Records with drawing code =

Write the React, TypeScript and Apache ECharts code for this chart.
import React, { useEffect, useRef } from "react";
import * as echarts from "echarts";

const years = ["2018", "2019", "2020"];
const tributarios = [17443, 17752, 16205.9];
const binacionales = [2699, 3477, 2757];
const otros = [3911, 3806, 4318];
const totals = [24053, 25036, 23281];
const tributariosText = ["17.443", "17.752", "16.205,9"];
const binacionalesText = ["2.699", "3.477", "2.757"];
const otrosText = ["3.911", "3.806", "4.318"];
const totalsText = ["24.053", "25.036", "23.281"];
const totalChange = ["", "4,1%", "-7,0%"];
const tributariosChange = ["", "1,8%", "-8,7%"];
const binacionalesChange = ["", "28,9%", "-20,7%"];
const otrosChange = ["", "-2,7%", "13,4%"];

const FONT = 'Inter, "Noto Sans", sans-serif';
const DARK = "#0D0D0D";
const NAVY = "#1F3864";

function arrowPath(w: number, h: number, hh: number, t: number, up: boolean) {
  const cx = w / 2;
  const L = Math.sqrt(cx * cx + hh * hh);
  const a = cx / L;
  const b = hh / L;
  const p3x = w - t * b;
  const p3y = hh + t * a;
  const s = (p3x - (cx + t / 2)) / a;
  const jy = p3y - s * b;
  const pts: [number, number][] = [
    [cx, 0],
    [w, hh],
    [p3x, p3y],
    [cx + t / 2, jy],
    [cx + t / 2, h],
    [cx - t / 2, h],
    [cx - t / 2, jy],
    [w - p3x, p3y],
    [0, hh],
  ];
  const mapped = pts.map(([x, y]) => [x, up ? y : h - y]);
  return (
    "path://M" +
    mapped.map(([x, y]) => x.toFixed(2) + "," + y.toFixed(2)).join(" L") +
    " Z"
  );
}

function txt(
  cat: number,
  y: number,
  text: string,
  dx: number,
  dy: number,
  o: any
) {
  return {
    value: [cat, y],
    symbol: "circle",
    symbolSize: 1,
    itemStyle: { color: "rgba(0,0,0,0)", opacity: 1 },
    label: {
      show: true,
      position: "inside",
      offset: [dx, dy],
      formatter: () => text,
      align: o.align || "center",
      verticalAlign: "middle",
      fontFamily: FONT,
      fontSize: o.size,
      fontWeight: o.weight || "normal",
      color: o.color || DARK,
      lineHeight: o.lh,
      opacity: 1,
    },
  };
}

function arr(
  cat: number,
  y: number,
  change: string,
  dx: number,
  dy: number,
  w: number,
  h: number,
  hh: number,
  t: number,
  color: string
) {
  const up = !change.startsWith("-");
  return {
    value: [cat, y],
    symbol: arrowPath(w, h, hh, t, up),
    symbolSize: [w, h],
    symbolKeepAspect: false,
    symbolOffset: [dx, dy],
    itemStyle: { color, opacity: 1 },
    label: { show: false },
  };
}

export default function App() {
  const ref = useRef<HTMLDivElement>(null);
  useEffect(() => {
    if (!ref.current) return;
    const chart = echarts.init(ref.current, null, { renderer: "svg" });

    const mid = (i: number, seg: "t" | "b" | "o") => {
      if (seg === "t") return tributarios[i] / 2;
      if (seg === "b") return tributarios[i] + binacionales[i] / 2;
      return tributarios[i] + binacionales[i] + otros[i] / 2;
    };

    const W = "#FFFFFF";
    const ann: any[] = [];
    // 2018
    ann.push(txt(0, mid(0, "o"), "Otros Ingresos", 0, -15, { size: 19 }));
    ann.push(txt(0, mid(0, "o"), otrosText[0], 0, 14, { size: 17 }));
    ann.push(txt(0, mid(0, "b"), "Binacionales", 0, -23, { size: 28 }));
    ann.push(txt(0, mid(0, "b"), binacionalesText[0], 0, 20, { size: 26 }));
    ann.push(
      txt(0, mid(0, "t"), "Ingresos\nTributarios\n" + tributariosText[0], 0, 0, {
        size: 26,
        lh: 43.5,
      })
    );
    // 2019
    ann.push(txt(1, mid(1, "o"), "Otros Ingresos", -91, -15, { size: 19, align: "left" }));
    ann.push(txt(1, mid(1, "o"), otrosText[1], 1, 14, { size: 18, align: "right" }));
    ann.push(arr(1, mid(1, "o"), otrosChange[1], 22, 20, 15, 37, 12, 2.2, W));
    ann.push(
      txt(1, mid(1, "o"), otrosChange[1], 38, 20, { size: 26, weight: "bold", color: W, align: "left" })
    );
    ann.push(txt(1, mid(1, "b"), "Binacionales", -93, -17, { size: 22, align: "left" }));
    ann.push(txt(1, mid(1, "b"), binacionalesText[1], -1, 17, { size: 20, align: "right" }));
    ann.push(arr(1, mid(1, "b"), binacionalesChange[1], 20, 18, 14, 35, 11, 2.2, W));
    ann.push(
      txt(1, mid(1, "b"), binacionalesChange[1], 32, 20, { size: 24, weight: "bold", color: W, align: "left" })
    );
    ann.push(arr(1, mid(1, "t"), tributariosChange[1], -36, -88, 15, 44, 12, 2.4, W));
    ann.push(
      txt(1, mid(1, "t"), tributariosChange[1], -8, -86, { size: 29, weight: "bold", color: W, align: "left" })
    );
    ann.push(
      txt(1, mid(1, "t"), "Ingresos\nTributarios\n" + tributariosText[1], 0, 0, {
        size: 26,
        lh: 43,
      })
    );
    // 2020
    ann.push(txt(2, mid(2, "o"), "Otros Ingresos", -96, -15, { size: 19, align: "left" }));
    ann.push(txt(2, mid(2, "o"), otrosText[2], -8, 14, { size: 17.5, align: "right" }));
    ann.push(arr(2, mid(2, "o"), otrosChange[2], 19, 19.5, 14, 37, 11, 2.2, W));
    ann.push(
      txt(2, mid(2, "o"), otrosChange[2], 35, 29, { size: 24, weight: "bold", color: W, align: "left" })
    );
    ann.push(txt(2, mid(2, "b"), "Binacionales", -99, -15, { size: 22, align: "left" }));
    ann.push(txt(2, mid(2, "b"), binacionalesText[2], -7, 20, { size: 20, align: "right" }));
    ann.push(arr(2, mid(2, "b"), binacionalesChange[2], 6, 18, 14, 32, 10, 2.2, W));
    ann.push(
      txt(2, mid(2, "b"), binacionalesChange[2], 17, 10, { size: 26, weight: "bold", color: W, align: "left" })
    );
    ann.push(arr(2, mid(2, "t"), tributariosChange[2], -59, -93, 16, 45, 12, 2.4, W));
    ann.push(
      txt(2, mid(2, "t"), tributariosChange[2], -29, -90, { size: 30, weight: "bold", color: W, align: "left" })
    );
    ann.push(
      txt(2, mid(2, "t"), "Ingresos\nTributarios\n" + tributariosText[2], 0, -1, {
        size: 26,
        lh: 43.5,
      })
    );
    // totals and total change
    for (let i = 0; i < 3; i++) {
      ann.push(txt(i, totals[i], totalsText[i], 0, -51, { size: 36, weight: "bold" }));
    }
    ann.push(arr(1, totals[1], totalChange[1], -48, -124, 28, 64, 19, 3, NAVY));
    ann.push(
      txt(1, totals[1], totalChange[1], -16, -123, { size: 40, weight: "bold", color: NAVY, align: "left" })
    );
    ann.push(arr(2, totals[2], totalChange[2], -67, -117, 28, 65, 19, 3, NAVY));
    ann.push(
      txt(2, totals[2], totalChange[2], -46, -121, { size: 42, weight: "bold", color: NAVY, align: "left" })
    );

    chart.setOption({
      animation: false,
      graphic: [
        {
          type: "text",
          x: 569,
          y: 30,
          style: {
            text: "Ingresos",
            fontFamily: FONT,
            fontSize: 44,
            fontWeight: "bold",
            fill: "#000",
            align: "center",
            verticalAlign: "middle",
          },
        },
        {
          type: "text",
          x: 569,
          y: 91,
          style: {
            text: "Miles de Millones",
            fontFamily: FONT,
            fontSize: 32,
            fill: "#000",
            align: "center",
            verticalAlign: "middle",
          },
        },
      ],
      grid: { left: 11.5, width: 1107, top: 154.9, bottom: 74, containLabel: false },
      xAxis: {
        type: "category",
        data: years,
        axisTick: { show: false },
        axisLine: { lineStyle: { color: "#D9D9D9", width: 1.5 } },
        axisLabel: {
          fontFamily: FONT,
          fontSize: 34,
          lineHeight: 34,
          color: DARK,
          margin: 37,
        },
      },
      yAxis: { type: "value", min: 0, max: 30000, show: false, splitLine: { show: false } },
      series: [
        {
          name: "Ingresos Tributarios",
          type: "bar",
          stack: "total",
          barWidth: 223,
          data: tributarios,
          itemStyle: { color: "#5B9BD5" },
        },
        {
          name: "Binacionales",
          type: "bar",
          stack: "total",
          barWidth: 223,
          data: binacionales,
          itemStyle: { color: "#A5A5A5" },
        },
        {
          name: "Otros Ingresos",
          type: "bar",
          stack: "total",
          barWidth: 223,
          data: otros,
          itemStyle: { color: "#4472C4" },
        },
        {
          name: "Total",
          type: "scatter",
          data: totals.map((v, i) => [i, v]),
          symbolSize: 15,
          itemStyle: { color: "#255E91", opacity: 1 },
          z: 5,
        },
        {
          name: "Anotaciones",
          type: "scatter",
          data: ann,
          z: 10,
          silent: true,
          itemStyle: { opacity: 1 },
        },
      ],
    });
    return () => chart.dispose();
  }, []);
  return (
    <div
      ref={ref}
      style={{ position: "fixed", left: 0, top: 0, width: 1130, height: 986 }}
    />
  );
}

---

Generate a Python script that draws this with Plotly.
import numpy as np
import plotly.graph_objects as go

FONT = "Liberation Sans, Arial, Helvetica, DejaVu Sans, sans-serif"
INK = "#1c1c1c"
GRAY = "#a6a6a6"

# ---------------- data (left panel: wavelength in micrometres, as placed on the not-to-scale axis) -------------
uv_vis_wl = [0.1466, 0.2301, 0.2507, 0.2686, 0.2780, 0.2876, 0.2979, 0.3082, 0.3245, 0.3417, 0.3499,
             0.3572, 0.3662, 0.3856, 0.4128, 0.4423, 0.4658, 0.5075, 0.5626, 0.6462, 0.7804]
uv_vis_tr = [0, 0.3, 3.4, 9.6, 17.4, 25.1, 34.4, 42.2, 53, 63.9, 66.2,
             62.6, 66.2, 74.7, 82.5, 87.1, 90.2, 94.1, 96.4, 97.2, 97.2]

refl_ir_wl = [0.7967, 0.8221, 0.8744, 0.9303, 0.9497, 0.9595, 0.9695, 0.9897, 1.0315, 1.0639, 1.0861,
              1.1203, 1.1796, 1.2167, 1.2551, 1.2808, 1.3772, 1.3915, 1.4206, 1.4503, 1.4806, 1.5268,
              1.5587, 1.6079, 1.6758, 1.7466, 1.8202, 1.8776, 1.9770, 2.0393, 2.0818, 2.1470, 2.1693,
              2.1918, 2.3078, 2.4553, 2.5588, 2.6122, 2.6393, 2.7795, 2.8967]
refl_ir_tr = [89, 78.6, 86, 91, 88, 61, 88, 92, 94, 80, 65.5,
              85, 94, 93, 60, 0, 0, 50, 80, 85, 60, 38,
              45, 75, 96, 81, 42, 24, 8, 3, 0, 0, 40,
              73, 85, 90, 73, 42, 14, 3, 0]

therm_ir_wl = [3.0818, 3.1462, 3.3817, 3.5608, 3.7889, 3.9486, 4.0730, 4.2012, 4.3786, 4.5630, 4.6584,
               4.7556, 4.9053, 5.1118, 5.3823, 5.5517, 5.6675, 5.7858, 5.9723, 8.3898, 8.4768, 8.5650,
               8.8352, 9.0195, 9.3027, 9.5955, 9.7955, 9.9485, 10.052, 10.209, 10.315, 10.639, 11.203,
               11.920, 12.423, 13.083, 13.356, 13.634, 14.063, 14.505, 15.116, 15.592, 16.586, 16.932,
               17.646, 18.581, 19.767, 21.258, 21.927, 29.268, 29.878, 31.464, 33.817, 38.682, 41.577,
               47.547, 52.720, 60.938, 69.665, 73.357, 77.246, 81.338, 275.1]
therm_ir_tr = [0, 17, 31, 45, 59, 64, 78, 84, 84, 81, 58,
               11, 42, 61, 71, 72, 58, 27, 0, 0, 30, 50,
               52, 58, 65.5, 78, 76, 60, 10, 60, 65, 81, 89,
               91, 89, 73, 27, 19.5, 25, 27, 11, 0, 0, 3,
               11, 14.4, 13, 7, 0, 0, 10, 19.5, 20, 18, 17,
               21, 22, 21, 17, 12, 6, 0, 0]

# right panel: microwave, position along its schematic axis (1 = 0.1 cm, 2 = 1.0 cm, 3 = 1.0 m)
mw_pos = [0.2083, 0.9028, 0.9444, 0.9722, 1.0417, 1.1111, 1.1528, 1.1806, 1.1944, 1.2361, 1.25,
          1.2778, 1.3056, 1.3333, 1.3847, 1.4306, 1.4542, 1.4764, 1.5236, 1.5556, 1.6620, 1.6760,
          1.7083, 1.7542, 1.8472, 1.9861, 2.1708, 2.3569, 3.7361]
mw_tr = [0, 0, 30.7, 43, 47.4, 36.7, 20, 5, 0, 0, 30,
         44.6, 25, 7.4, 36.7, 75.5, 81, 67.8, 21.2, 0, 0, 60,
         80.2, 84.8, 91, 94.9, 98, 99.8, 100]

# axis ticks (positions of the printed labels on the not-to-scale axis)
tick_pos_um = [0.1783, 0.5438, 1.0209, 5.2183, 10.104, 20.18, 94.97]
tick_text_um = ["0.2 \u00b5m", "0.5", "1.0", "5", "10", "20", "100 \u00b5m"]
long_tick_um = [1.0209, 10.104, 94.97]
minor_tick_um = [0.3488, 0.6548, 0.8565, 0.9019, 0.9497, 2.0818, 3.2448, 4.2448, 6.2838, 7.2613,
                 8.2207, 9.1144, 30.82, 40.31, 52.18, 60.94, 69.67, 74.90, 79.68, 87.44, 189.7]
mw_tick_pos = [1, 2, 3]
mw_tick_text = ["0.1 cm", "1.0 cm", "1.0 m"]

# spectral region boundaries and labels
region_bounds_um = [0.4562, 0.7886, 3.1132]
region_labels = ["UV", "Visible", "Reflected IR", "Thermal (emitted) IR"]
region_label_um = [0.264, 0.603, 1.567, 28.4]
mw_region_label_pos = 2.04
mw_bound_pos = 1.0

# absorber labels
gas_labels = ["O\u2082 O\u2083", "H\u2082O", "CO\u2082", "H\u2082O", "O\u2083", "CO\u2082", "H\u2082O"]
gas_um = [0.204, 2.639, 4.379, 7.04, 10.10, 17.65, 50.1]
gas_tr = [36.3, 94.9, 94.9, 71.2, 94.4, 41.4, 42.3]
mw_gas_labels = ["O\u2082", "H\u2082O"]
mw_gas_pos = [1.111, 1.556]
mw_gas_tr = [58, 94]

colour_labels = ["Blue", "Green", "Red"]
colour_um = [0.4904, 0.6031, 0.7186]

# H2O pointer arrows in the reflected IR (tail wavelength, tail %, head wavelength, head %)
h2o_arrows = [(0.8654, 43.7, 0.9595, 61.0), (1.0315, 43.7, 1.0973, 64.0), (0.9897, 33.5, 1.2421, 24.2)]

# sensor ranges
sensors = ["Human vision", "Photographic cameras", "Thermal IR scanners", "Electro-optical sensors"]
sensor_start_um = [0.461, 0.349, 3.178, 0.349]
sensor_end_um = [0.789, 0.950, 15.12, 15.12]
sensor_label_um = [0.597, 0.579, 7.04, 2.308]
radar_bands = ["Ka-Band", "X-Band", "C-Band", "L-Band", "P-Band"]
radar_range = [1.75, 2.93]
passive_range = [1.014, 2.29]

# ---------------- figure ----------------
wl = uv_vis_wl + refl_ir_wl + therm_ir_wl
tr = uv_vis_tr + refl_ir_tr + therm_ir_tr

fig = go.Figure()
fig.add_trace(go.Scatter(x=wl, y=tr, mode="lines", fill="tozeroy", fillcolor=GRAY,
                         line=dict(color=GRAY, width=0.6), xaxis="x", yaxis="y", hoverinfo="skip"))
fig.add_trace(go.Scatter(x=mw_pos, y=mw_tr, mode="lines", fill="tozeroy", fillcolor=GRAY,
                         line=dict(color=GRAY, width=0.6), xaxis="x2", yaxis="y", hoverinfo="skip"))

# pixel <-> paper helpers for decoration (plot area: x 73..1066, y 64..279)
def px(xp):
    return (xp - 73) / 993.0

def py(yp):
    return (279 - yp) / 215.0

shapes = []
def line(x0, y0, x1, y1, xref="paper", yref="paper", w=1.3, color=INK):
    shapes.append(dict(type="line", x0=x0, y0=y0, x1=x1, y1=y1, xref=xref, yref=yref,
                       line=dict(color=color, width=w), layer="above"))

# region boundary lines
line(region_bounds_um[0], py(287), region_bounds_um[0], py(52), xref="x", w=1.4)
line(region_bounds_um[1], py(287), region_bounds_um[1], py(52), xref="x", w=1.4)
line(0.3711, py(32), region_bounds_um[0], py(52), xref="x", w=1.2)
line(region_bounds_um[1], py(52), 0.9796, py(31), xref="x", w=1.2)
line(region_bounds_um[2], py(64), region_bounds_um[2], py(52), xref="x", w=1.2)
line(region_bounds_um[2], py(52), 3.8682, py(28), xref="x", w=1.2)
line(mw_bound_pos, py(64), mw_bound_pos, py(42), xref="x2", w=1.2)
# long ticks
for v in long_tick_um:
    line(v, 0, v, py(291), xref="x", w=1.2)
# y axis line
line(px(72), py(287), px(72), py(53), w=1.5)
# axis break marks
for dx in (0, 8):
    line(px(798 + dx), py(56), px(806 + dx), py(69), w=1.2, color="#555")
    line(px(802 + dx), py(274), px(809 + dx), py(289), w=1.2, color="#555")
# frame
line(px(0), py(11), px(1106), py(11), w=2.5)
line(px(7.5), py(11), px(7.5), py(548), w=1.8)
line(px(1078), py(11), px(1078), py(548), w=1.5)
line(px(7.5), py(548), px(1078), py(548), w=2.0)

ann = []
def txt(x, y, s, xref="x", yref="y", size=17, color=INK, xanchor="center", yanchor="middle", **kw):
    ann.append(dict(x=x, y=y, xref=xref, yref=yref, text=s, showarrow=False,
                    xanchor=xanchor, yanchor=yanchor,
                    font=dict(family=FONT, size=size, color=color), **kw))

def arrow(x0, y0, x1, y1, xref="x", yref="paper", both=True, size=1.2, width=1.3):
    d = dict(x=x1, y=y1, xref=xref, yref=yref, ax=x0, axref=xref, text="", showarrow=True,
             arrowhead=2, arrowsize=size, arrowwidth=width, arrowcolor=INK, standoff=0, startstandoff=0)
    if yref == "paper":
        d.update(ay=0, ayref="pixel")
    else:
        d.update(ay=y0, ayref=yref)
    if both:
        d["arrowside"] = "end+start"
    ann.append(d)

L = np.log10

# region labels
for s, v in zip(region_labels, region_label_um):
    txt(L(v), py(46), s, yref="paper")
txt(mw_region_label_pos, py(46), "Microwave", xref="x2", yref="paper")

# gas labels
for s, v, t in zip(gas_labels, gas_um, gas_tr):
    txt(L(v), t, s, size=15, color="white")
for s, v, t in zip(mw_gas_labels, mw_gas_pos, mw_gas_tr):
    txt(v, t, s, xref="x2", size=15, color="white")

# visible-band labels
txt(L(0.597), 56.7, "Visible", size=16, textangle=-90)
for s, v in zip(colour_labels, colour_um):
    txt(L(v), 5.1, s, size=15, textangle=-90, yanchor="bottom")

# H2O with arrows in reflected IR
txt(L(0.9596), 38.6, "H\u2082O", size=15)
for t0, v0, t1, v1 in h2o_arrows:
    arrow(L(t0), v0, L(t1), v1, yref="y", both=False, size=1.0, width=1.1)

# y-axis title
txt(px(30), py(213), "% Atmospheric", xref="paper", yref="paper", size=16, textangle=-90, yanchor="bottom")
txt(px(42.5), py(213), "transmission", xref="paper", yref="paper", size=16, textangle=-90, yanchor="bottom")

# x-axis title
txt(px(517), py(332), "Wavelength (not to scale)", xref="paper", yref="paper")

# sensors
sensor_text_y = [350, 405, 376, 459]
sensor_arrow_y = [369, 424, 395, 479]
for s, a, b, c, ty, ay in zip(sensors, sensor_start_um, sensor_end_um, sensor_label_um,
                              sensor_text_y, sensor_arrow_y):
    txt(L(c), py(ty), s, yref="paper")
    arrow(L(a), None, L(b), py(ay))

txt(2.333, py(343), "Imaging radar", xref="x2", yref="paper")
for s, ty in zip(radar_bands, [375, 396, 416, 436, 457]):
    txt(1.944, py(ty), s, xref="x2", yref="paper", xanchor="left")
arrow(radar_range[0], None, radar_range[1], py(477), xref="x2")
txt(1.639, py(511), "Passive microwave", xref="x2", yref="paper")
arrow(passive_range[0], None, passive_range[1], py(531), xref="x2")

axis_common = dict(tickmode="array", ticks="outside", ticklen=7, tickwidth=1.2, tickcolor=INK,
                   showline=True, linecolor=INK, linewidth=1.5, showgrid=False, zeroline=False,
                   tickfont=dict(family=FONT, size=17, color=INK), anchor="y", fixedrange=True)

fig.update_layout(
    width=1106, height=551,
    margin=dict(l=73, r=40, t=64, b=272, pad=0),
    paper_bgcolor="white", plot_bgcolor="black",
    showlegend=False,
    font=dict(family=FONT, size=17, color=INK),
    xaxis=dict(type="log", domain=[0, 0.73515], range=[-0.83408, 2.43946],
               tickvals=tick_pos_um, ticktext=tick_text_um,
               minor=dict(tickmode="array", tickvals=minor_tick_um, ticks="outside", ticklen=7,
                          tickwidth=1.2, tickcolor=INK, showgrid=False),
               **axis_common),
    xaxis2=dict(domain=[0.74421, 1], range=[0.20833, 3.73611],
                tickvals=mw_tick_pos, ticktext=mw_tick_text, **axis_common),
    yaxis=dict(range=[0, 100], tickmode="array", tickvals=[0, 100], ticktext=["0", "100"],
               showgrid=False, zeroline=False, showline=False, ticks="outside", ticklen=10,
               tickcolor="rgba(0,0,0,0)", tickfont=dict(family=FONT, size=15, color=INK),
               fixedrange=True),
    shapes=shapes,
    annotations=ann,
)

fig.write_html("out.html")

...

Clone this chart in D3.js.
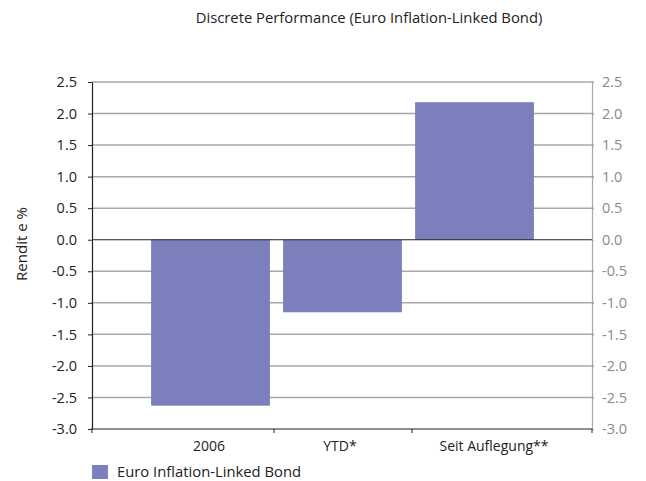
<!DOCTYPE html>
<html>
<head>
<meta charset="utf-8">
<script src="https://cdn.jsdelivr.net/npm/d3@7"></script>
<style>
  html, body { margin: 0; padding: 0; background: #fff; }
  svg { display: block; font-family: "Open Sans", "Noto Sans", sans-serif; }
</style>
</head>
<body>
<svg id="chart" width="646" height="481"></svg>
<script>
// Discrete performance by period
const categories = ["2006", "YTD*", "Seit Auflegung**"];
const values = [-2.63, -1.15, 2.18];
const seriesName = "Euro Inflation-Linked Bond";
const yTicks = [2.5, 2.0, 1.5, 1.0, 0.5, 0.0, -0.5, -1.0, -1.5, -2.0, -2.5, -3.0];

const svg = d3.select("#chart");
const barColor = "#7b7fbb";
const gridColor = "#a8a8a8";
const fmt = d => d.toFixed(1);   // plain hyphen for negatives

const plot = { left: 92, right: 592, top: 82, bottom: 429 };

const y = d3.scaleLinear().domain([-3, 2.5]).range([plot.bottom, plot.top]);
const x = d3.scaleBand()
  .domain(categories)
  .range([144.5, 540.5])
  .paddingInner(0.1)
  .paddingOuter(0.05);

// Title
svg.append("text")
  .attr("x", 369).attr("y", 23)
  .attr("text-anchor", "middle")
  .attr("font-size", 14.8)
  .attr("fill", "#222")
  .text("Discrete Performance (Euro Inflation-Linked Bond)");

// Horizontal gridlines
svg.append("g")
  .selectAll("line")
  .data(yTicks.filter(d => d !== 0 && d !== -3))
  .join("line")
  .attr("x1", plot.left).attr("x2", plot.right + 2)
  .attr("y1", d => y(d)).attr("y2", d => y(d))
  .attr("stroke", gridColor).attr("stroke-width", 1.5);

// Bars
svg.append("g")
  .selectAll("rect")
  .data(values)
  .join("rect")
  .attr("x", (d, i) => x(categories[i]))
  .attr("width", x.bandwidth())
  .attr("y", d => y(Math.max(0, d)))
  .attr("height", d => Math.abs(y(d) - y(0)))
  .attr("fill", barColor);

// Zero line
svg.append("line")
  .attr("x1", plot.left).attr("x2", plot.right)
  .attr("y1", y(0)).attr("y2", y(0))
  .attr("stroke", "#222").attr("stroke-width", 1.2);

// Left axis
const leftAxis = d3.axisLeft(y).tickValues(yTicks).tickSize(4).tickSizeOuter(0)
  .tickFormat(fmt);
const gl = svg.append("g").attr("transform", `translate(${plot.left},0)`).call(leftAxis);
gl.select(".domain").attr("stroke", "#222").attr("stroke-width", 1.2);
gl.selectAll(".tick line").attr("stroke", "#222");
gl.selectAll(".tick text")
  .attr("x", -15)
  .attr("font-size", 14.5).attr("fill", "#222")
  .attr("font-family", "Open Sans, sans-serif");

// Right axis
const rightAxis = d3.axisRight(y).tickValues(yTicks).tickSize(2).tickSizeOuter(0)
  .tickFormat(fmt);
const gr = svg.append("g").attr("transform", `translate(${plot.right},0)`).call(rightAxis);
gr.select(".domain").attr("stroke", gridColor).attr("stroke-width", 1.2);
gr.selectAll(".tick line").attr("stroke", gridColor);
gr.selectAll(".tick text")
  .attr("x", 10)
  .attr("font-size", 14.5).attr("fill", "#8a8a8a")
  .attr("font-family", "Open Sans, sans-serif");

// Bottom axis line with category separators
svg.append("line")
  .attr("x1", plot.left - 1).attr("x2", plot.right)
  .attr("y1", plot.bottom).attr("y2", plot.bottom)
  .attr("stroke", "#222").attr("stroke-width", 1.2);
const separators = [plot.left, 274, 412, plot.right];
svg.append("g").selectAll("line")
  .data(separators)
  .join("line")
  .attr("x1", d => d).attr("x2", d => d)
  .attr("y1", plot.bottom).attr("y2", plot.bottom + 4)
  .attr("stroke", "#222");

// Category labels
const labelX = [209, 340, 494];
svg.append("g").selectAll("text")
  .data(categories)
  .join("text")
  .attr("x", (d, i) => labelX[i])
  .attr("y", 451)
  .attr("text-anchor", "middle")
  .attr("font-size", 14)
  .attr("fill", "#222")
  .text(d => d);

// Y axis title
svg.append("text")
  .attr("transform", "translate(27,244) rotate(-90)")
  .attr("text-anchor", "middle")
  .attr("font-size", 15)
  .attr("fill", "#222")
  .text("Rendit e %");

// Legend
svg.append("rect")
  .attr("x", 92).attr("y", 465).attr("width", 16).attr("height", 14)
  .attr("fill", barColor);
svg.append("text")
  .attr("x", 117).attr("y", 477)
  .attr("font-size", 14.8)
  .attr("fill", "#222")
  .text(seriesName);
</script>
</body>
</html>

TASK DESCRIPTION = Beginning with the line that contains "Write the React, TypeScript" and ending with the line that contains "import * as", repeat exactly those lines and no others.

FINISHED EXERCISE =
Write the React, TypeScript and Apache ECharts code for this chart.
import React, { useEffect, useRef } from "react";
import * as echarts from "echarts";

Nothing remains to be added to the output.